A bill in the state Assembly addresses the massive space requirements of wells employing newly developed technology to drill horizontally for natural gas. Currently permitting regulations — drafted for horizontal wells — are broken down into 40-acre units. That is enough to encompass a typical gas pool a single horizontal well would be expected to tap.
Determining underground boundaries of a well is crucial as companies calculate royalties for property owners above the gas.
Because horizontal drill rigs can extract gas from an area that extends well beyond 40 acres, regulators have to issue permits under a non-conforming use, a process that requires more time and paperwork.
The bill, A10526, is intended to allow more uniform development of the Marcellus and, ideally, allow single wells to be spaced on 640-acre tracts, said bill sponsor William Parment, D- North Harmony.
"It’s going to make things more uniform and make it less cumbersome for the DEC," he said.
At least, that’s the intention.
Environmental advocates say the bill — while well-meaning — may fast-track development already moving too fast for communities and local governments to keep up with.
Several environmental groups, including the Sierra Club Atlantic Chapter, the Natural Resources Defense Council, and Catskill Mountainkeeper have called on Albany lawmakers to oppose the bill, which would essentially make it easier for DEC officials to permit Marcellus wells.
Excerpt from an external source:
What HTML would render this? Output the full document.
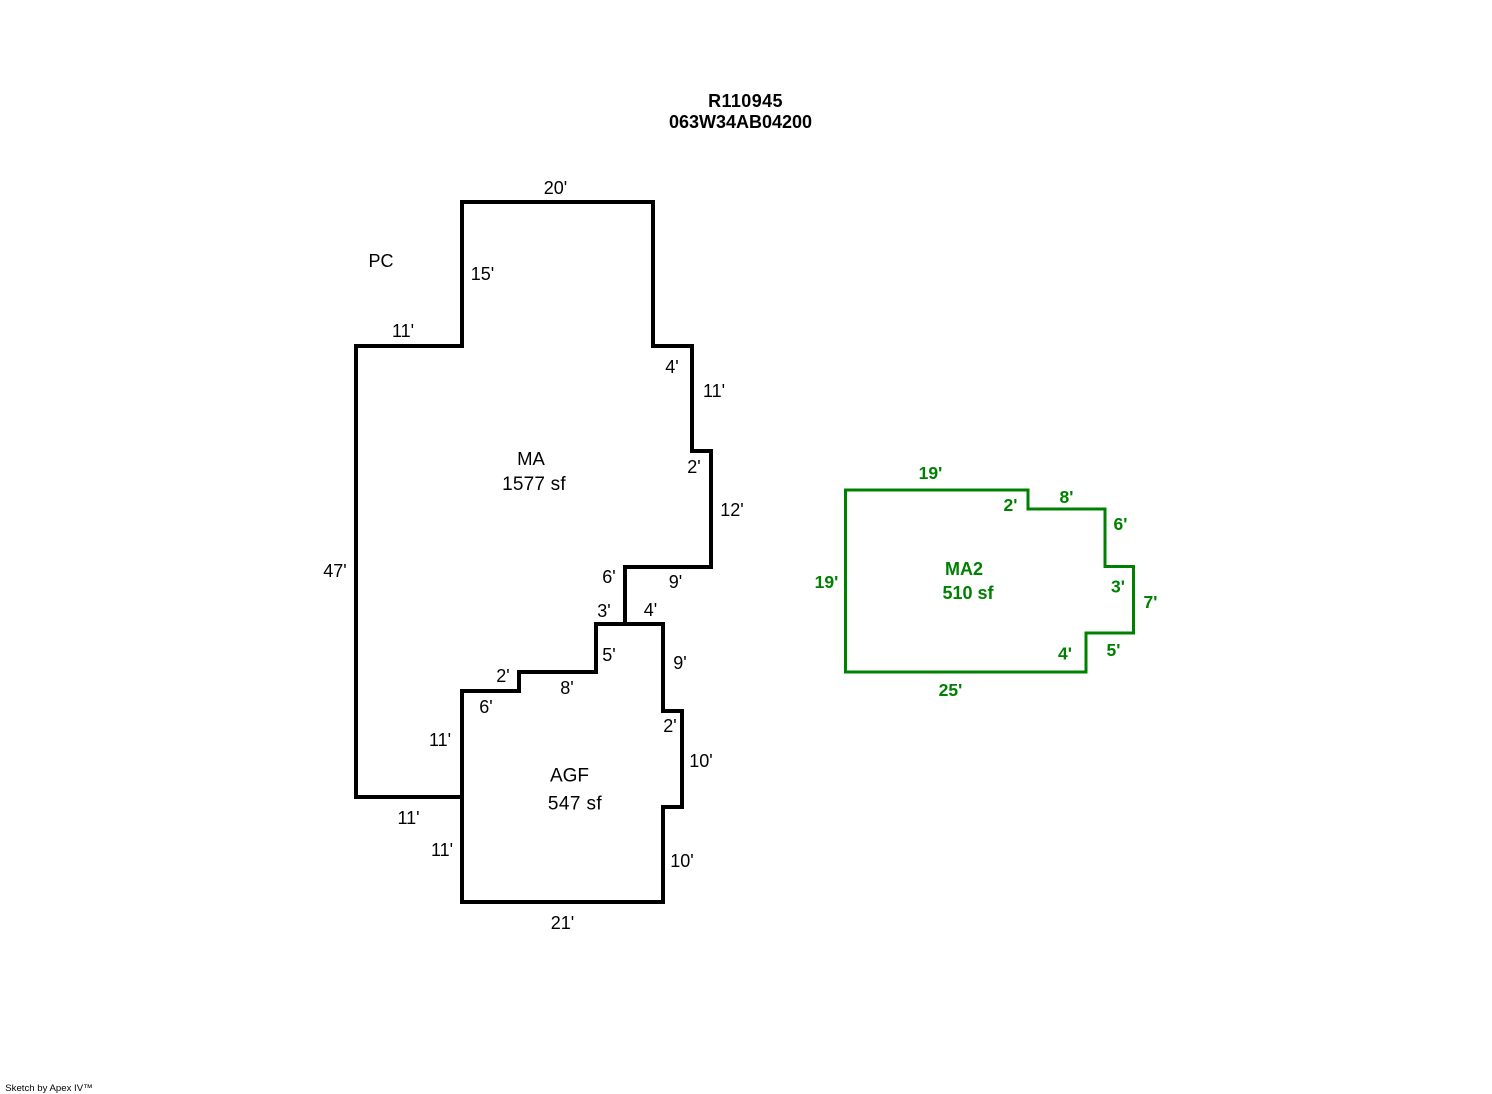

The group characterized the bill as a potentially harmful attempt to ease the regulatory burden on DEC officials.
"Any attempt to streamline and accelerate this apparent gas boom without proper planning and environmental consideration is unwise," states a position paper the lobby submitted to lawmakers.
Rep. Donna Lupardo, D-Endwell, said she supports the bill because it will improve oversight of the drilling process while allowing it to move forward. Lawmakers have to move thoughtfully with the public interest in mind, she added.
"There’s no way around it. Roads are going to be built and trees are going to be coming down," she said. "We have to weigh the benefits of this enormous resource and find a way to get at it without infringing on people’s rights or environmental protection."